WHAT NEEDS TO BE DONE :: Without the pictures, extract every line from the start of the material to the line containing "black = '#231F20'", both ends included.

GIVEN INFORMATION ::
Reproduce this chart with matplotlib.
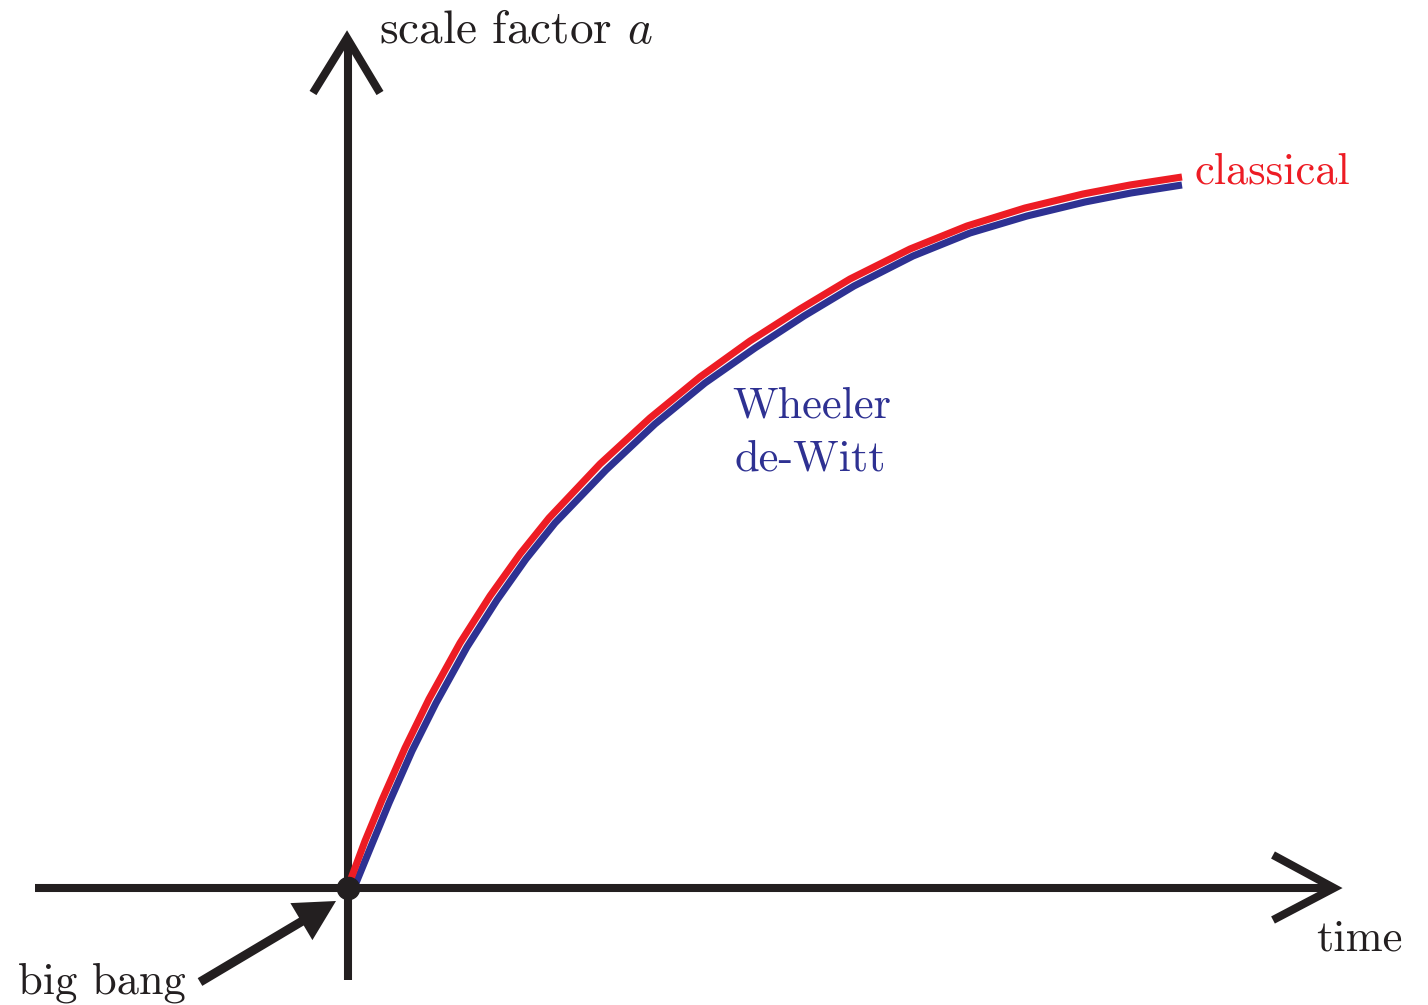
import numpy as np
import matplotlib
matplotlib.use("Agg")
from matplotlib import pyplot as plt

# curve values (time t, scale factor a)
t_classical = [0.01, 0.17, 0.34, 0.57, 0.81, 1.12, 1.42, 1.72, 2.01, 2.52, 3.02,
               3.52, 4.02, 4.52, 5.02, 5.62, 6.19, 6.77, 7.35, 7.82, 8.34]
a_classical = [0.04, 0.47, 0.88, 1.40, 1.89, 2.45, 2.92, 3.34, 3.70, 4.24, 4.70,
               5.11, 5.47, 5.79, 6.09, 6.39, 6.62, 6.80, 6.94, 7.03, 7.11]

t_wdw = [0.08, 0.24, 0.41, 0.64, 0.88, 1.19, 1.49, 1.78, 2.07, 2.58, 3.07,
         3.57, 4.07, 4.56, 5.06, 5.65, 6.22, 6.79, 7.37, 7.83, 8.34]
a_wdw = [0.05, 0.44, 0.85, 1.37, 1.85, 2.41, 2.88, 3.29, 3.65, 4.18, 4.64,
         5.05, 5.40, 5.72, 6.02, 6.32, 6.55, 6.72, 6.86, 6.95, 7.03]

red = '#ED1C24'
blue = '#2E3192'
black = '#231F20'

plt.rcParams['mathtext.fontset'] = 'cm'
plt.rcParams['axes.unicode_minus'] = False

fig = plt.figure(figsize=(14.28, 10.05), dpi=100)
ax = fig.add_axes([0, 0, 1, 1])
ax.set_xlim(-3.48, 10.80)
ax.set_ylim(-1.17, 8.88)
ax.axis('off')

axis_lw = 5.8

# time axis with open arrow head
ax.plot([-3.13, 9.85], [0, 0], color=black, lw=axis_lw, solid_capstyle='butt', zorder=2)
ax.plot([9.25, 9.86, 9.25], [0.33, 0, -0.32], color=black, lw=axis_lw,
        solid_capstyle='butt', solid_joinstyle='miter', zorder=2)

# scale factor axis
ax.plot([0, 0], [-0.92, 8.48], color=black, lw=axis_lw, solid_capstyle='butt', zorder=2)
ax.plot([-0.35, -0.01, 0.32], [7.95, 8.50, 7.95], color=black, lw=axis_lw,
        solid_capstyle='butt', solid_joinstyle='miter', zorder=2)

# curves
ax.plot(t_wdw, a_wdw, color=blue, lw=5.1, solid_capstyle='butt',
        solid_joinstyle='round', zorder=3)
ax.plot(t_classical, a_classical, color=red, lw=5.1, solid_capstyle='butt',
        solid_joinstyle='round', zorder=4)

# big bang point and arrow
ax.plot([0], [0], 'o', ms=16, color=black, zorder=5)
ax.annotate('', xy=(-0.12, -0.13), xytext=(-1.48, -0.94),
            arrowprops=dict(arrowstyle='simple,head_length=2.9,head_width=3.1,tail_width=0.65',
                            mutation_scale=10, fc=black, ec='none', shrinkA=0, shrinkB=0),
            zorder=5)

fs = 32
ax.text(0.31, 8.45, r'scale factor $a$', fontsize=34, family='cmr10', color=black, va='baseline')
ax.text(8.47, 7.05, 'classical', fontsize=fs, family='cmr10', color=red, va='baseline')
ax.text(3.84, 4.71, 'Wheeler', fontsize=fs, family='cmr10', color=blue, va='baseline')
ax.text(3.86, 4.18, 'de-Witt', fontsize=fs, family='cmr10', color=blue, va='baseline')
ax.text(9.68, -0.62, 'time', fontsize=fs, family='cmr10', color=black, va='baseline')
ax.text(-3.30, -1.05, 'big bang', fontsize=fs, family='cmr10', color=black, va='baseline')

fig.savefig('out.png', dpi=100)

FULL RESPONSE ::
Reproduce this chart with matplotlib.
import numpy as np
import matplotlib
matplotlib.use("Agg")
from matplotlib import pyplot as plt

# curve values (time t, scale factor a)
t_classical = [0.01, 0.17, 0.34, 0.57, 0.81, 1.12, 1.42, 1.72, 2.01, 2.52, 3.02,
               3.52, 4.02, 4.52, 5.02, 5.62, 6.19, 6.77, 7.35, 7.82, 8.34]
a_classical = [0.04, 0.47, 0.88, 1.40, 1.89, 2.45, 2.92, 3.34, 3.70, 4.24, 4.70,
               5.11, 5.47, 5.79, 6.09, 6.39, 6.62, 6.80, 6.94, 7.03, 7.11]

t_wdw = [0.08, 0.24, 0.41, 0.64, 0.88, 1.19, 1.49, 1.78, 2.07, 2.58, 3.07,
         3.57, 4.07, 4.56, 5.06, 5.65, 6.22, 6.79, 7.37, 7.83, 8.34]
a_wdw = [0.05, 0.44, 0.85, 1.37, 1.85, 2.41, 2.88, 3.29, 3.65, 4.18, 4.64,
         5.05, 5.40, 5.72, 6.02, 6.32, 6.55, 6.72, 6.86, 6.95, 7.03]

red = '#ED1C24'
blue = '#2E3192'
black = '#231F20'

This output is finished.